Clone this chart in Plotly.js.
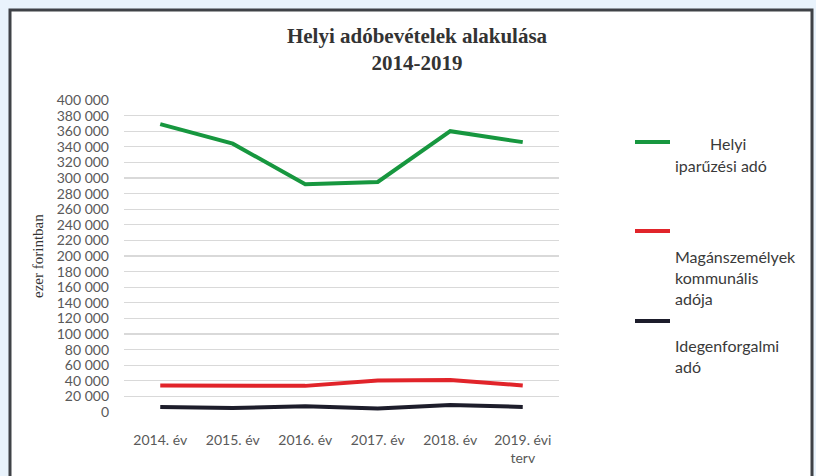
<!DOCTYPE html>
<html>
<head>
<meta charset="utf-8">
<script src="https://cdn.plot.ly/plotly-3.0.1.min.js"></script>
<style>html,body{margin:0;padding:0;background:#e9f3fc;}#chart{width:816px;height:476px;}</style>
</head>
<body>
<div id="chart"></div>
<script>
// ---- data ----
const categories = ["2014. év", "2015. év", "2016. év", "2017. év", "2018. év", "2019. évi<br>terv"];
const iparuzesi = [369000, 344000, 292000, 295000, 360000, 346000];
const kommunalis = [34000, 34000, 33500, 40500, 41000, 34000];
const idegenforgalmi = [6500, 5000, 7500, 4500, 9000, 6500];
const seriesNames = ["Helyi iparűzési adó", "Magánszemélyek kommunális adója", "Idegenforgalmi adó"];
const yTickVals = [0,20000,40000,60000,80000,100000,120000,140000,160000,180000,200000,220000,240000,260000,280000,300000,320000,340000,360000,380000,400000];
const yTickText = yTickVals.map(v => v === 0 ? "0" : (Math.floor(v/1000) + " 000"));

// ---- geometry ----
const W = 816, H = 476;
const M = {l: 124, r: 257, t: 100, b: 64};
const pw = W - M.l - M.r, ph = H - M.t - M.b;
const px = x => (x - M.l) / pw;
const py = y => (H - M.b - y) / ph;

const colors = ["#17973f", "#e1242a", "#1d1d2b"];
const legendFont = {family: "Lato, sans-serif", size: 16, color: "#3a3a3a"};
const serif = "Liberation Serif, Times New Roman, serif";

const traces = [iparuzesi, kommunalis, idegenforgalmi].map((vals, i) => ({
  type: "scatter", mode: "lines", x: categories, y: vals, name: seriesNames[i],
  line: {color: colors[i], width: 4}, hoverinfo: "skip", showlegend: false
}));

const swatchY = [142, 231, 321];
const shapes = [
  {type: "rect", xref: "paper", yref: "paper", layer: "below",
   x0: px(10), x1: px(812), y0: py(500), y1: py(10),
   fillcolor: "#ffffff", line: {color: "#3f4247", width: 3}}
].concat(swatchY.map((y, i) => ({
  type: "line", xref: "paper", yref: "paper",
  x0: px(635), x1: px(670), y0: py(y), y1: py(y),
  line: {color: colors[i], width: 4}
})));

const annotations = [
  {text: "Helyi", x: px(708), y: py(143), xanchor: "left", yanchor: "middle"},
  {text: "iparűzési adó", x: px(673), y: py(165), xanchor: "left", yanchor: "middle"},
  {text: "Magánszemélyek<br>kommunális<br>adója", x: px(673), y: py(277), xanchor: "left", yanchor: "middle", align: "left"},
  {text: "Idegenforgalmi<br>adó", x: px(673), y: py(356), xanchor: "left", yanchor: "middle", align: "left"}
].map(a => Object.assign({xref: "paper", yref: "paper", showarrow: false, font: legendFont}, a))
.concat([{
  text: "ezer forintban", xref: "paper", yref: "paper", showarrow: false,
  x: px(38), y: py(256), xanchor: "center", yanchor: "middle", textangle: -90,
  font: {family: serif, size: 15, color: "#333333"}
}]);

const layout = {
  width: W, height: H,
  margin: M,
  paper_bgcolor: "#e9f3fc",
  plot_bgcolor: "rgba(0,0,0,0)",
  title: {
    text: "<b>Helyi adóbevételek alakulása<br>2014-2019</b>",
    font: {family: serif, size: 21, color: "#333333"},
    x: 417 / W, xanchor: "center", xref: "container",
    y: 1 - 43 / H, yanchor: "top", yref: "container"
  },
  xaxis: {
    type: "category", range: [-0.5, 5.5],
    showgrid: false, zeroline: false, showline: false, ticks: "",
    tickfont: {family: "Lato, sans-serif", size: 14, color: "#595959"},
    ticklabelstandoff: 18,
    fixedrange: true
  },
  yaxis: {
    range: [0, 400000],
    tickvals: yTickVals, ticktext: yTickText,
    showgrid: true, gridcolor: "#d9d9d9", gridwidth: 1.3,
    zeroline: false, showline: false, ticks: "",
    tickfont: {family: "Lato, sans-serif", size: 14, color: "#595959"},
    ticklabelstandoff: 14,
    automargin: false,
    fixedrange: true
  },
  shapes: shapes,
  annotations: annotations,
  showlegend: false
};

Plotly.newPlot("chart", traces, layout, {displayModeBar: false, staticPlot: true});
</script>
</body>
</html>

:::::

Copy each line in full and exactly, omitting any picture.

→ **Reply to the exercise**
Clone this chart in Plotly.js.
<!DOCTYPE html>
<html>
<head>
<meta charset="utf-8">
<script src="https://cdn.plot.ly/plotly-3.0.1.min.js"></script>
<style>html,body{margin:0;padding:0;background:#e9f3fc;}#chart{width:816px;height:476px;}</style>
</head>
<body>
<div id="chart"></div>
<script>
// ---- data ----
const categories = ["2014. év", "2015. év", "2016. év", "2017. év", "2018. év", "2019. évi<br>terv"];
const iparuzesi = [369000, 344000, 292000, 295000, 360000, 346000];
const kommunalis = [34000, 34000, 33500, 40500, 41000, 34000];
const idegenforgalmi = [6500, 5000, 7500, 4500, 9000, 6500];
const seriesNames = ["Helyi iparűzési adó", "Magánszemélyek kommunális adója", "Idegenforgalmi adó"];
const yTickVals = [0,20000,40000,60000,80000,100000,120000,140000,160000,180000,200000,220000,240000,260000,280000,300000,320000,340000,360000,380000,400000];
const yTickText = yTickVals.map(v => v === 0 ? "0" : (Math.floor(v/1000) + " 000"));

// ---- geometry ----
const W = 816, H = 476;
const M = {l: 124, r: 257, t: 100, b: 64};
const pw = W - M.l - M.r, ph = H - M.t - M.b;
const px = x => (x - M.l) / pw;
const py = y => (H - M.b - y) / ph;

const colors = ["#17973f", "#e1242a", "#1d1d2b"];
const legendFont = {family: "Lato, sans-serif", size: 16, color: "#3a3a3a"};
const serif = "Liberation Serif, Times New Roman, serif";

const traces = [iparuzesi, kommunalis, idegenforgalmi].map((vals, i) => ({
  type: "scatter", mode: "lines", x: categories, y: vals, name: seriesNames[i],
  line: {color: colors[i], width: 4}, hoverinfo: "skip", showlegend: false
}));

const swatchY = [142, 231, 321];
const shapes = [
  {type: "rect", xref: "paper", yref: "paper", layer: "below",
   x0: px(10), x1: px(812), y0: py(500), y1: py(10),
   fillcolor: "#ffffff", line: {color: "#3f4247", width: 3}}
].concat(swatchY.map((y, i) => ({
  type: "line", xref: "paper", yref: "paper",
  x0: px(635), x1: px(670), y0: py(y), y1: py(y),
  line: {color: colors[i], width: 4}
})));

const annotations = [
  {text: "Helyi", x: px(708), y: py(143), xanchor: "left", yanchor: "middle"},
  {text: "iparűzési adó", x: px(673), y: py(165), xanchor: "left", yanchor: "middle"},
  {text: "Magánszemélyek<br>kommunális<br>adója", x: px(673), y: py(277), xanchor: "left", yanchor: "middle", align: "left"},
  {text: "Idegenforgalmi<br>adó", x: px(673), y: py(356), xanchor: "left", yanchor: "middle", align: "left"}
].map(a => Object.assign({xref: "paper", yref: "paper", showarrow: false, font: legendFont}, a))
.concat([{
  text: "ezer forintban", xref: "paper", yref: "paper", showarrow: false,
  x: px(38), y: py(256), xanchor: "center", yanchor: "middle", textangle: -90,
  font: {family: serif, size: 15, color: "#333333"}
}]);

const layout = {
  width: W, height: H,
  margin: M,
  paper_bgcolor: "#e9f3fc",
  plot_bgcolor: "rgba(0,0,0,0)",
  title: {
    text: "<b>Helyi adóbevételek alakulása<br>2014-2019</b>",
    font: {family: serif, size: 21, color: "#333333"},
    x: 417 / W, xanchor: "center", xref: "container",
    y: 1 - 43 / H, yanchor: "top", yref: "container"
  },
  xaxis: {
    type: "category", range: [-0.5, 5.5],
    showgrid: false, zeroline: false, showline: false, ticks: "",
    tickfont: {family: "Lato, sans-serif", size: 14, color: "#595959"},
    ticklabelstandoff: 18,
    fixedrange: true
  },
  yaxis: {
    range: [0, 400000],
    tickvals: yTickVals, ticktext: yTickText,
    showgrid: true, gridcolor: "#d9d9d9", gridwidth: 1.3,
    zeroline: false, showline: false, ticks: "",
    tickfont: {family: "Lato, sans-serif", size: 14, color: "#595959"},
    ticklabelstandoff: 14,
    automargin: false,
    fixedrange: true
  },
  shapes: shapes,
  annotations: annotations,
  showlegend: false
};

Plotly.newPlot("chart", traces, layout, {displayModeBar: false, staticPlot: true});
</script>
</body>
</html>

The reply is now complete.